The man, Issa Najam of the Beit Hanina neighborhood of East Jerusalem, arrived at the crossing with Jordan on May 31 in an official diplomatic vehicle with a senior Norwegian diplomat. Customs officials searched the vehicle and found the presumed antiquities hidden in the car’s paneling. Najam was arrested and charged with attempted antiquities smuggling.
A Tax Authority spokesman said it was not protocol to search diplomatic vehicles at the crossing but refused to comment on why the search was performed, due to the ongoing investigation into the incident.
The spokesman said it was exceedingly rare for customs officials to find antiquities being smuggled out of Israel at the Allenby Crossing.
The Jerusalem Magistrate’s Court released the suspect conditionally per the request of customs and tax authorities after the man posted bail.
An Israel Tax Authority spokesperson said that the age and provenance of the artifacts had yet to be fully ascertained.
The artifacts were handed over to the Israel Antiquities Authority for an expert opinion. An IAA spokesperson later said that most of the coins were from the Hellenistic and Roman eras. The bulk were minted by Judea’s Hasmonean kings and by King Herod.
A Tax Authority official said an initial assessment found they are of “great value,” but was reluctant to be more exact.

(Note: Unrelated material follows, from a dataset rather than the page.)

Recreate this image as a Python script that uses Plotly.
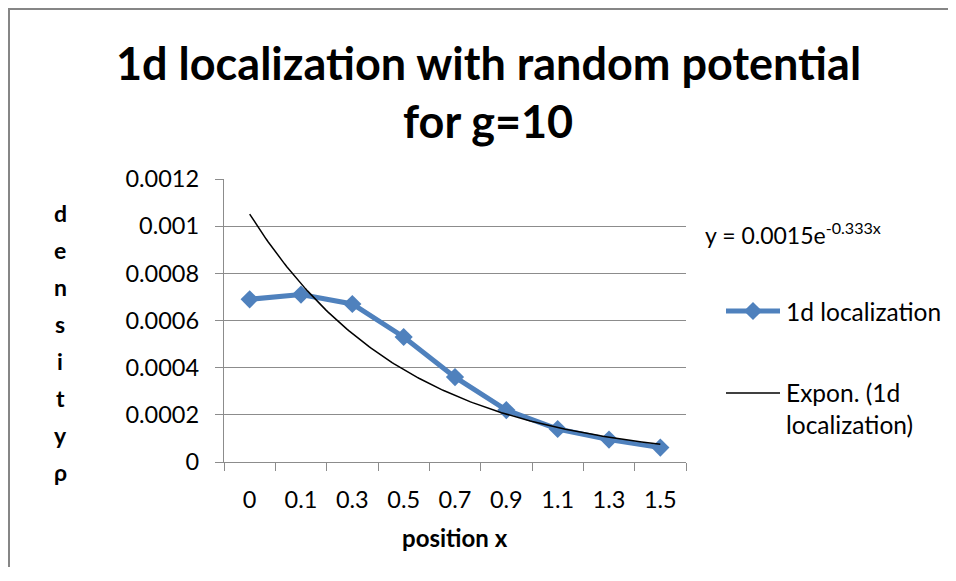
import numpy as np
import plotly.graph_objects as go

# ---- data ----
categories = ["0", "0.1", "0.3", "0.5", "0.7", "0.9", "1.1", "1.3", "1.5"]
density = [0.00069, 0.00071, 0.00067, 0.00053, 0.00036, 0.00022, 0.00014, 0.000095, 0.000061]
y_ticks = [0, 0.0002, 0.0004, 0.0006, 0.0008, 0.001, 0.0012]
y_tick_labels = ["0", "0.0002", "0.0004", "0.0006", "0.0008", "0.001", "0.0012"]
title_lines = ["1d localization with random potential", "for g=10"]
y_title = "densityρ"
x_title = "position x"
series_name = "1d localization"
trend_name = "Expon. (1d<br>localization)"
equation_text = "y = 0.0015e<sup>-0.333x</sup>"

# ---- layout geometry (window pixels); page body has an 8px margin ----
OFF = 8
W, H = 956 - 2 * OFF, 581 - 2 * OFF - 6
PL, PR, PT, PB = 224, 686, 179, 462  # plot area edges in window pixels
pw, ph = PR - PL, PB - PT


def px(x):
    return (x - PL) / pw


def py(y):
    return (PB - y) / ph


FONT = "Lato"
BLUE = "#4F81BD"
GRID = "#8c8c8c"
LINE_W = 5
MARKER_SIZE = 14

idx = np.arange(len(categories))
# Excel-style exponential trendline fitted on category index (1..n)
b, ln_a = np.polyfit(idx + 1, np.log(density), 1)
xt = np.linspace(0, len(categories) - 1, 200)
yt = np.exp(ln_a) * np.exp(b * (xt + 1))

fig = go.Figure()
fig.add_trace(go.Scatter(
    x=idx, y=density, mode="lines+markers", name=series_name,
    line=dict(color=BLUE, width=LINE_W),
    marker=dict(symbol="diamond", size=MARKER_SIZE, color=BLUE),
))
fig.add_trace(go.Scatter(
    x=xt, y=yt, mode="lines", name=trend_name,
    line=dict(color="black", width=1.5),
))

n = len(categories)
fig.update_layout(
    width=W, height=H,
    margin=dict(l=PL - OFF, r=W - (PR - OFF), t=PT - OFF, b=H - (PB - OFF)),
    paper_bgcolor="white", plot_bgcolor="white",
    font=dict(family=FONT, color="black", size=22),
    showlegend=False,
    xaxis=dict(
        range=[-0.5, n - 0.5], tickmode="array",
        tickvals=list(idx), ticktext=categories, ticks="",
        tickfont=dict(family=FONT, size=23.5, color="black"),
        ticklabelstandoff=17,
        minor=dict(tickmode="array", tickvals=[i - 0.5 for i in range(n + 1)],
                   ticks="outside", ticklen=8, tickcolor=GRID, tickwidth=1.3,
                   showgrid=False),
        showgrid=False, showline=True, linecolor=GRID, linewidth=1.3,
        zeroline=False,
    ),
    yaxis=dict(
        range=[0, 0.0012], tickmode="array", tickvals=y_ticks, ticktext=y_tick_labels,
        ticks="outside", ticklen=8, tickcolor=GRID, tickwidth=1.3,
        showgrid=True, gridcolor=GRID, gridwidth=1.3,
        showline=True, linecolor=GRID, linewidth=1.3, zeroline=False,
        tickfont=dict(family=FONT, size=23.5, color="black"),
        ticklabelstandoff=11,
    ),
)

annotations = []
for line, ypix in zip(title_lines, [63, 121]):
    annotations.append(dict(
        text=f"<b>{line}</b>", x=px(488), y=py(ypix), xref="paper", yref="paper",
        xanchor="center", yanchor="middle", showarrow=False,
        font=dict(family=FONT, size=45, color="black"),
    ))
for i, ch in enumerate(y_title):
    annotations.append(dict(
        text=f"<b>{ch}</b>", x=px(60), y=py(213 + i * 37), xref="paper", yref="paper",
        xanchor="center", yanchor="middle", showarrow=False,
        font=dict(family=FONT, size=23, color="black"),
    ))
annotations.append(dict(
    text=f"<b>{x_title}</b>", x=px(455), y=py(537), xref="paper", yref="paper",
    xanchor="center", yanchor="middle", showarrow=False,
    font=dict(family=FONT, size=24, color="black"),
))
annotations.append(dict(
    text=equation_text, x=px(703), y=py(233), xref="paper", yref="paper",
    xanchor="left", yanchor="middle", showarrow=False,
    font=dict(family=FONT, size=23, color="black"),
))

# ---- legend (drawn by hand, Excel style, using the traces' names and styles) ----
LEG_X0, LEG_X1, LEG_TX = 726, 780, 784
leg_rows = [(series_name, 311), (trend_name, 393)]
annotations.append(dict(
    text=series_name, x=px(LEG_TX), y=py(leg_rows[0][1]), xref="paper", yref="paper",
    xanchor="left", yanchor="middle", showarrow=False,
    font=dict(family=FONT, size=24.5, color="black"),
))
annotations.append(dict(
    text=trend_name, x=px(LEG_TX), y=py(leg_rows[1][1] - 17), xref="paper", yref="paper",
    xanchor="left", yanchor="top", align="left", showarrow=False,
    font=dict(family=FONT, size=24.5, color="black"),
))
fig.update_layout(annotations=annotations)

ly = py(leg_rows[0][1])
fig.add_shape(type="line", xref="paper", yref="paper",
              x0=px(LEG_X0), x1=px(LEG_X1), y0=ly, y1=ly,
              line=dict(color=BLUE, width=LINE_W))
cx = px((LEG_X0 + LEG_X1) / 2)
hw = 9.1 / pw
hh = 9.1 / ph
fig.add_shape(type="path", xref="paper", yref="paper",
              path=f"M {cx - hw} {ly} L {cx} {ly + hh} L {cx + hw} {ly} L {cx} {ly - hh} Z",
              fillcolor=BLUE, line=dict(color=BLUE, width=0))
ly2 = py(leg_rows[1][1])
fig.add_shape(type="line", xref="paper", yref="paper",
              x0=px(LEG_X0), x1=px(LEG_X1), y0=ly2, y1=ly2,
              line=dict(color="black", width=1.5))

# outer chart frame: only its left and top edges fall inside the picture
FRAME = "#868686"
fig.add_shape(type="line", xref="paper", yref="paper",
              x0=px(9), x1=px(9), y0=py(9), y1=py(600),
              line=dict(color=FRAME, width=2), layer="below")
fig.add_shape(type="line", xref="paper", yref="paper",
              x0=px(8), x1=px(1000), y0=py(9), y1=py(9),
              line=dict(color=FRAME, width=2), layer="below")

fig.write_html("out.html")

A Norwegian Foreign Ministry spokesperson told The Times of Israel in a statement that “The request to search the diplomatic vehicle, which enjoys diplomatic immunity, was presented to the Norwegian Embassy in Israel by the Chief of Protocol of the Israeli Ministry of Foreign Affairs.”
“The Embassy cooperated with the Israeli authorities and allowed the search under certain conditions, in line with established international practice,” the ministry said.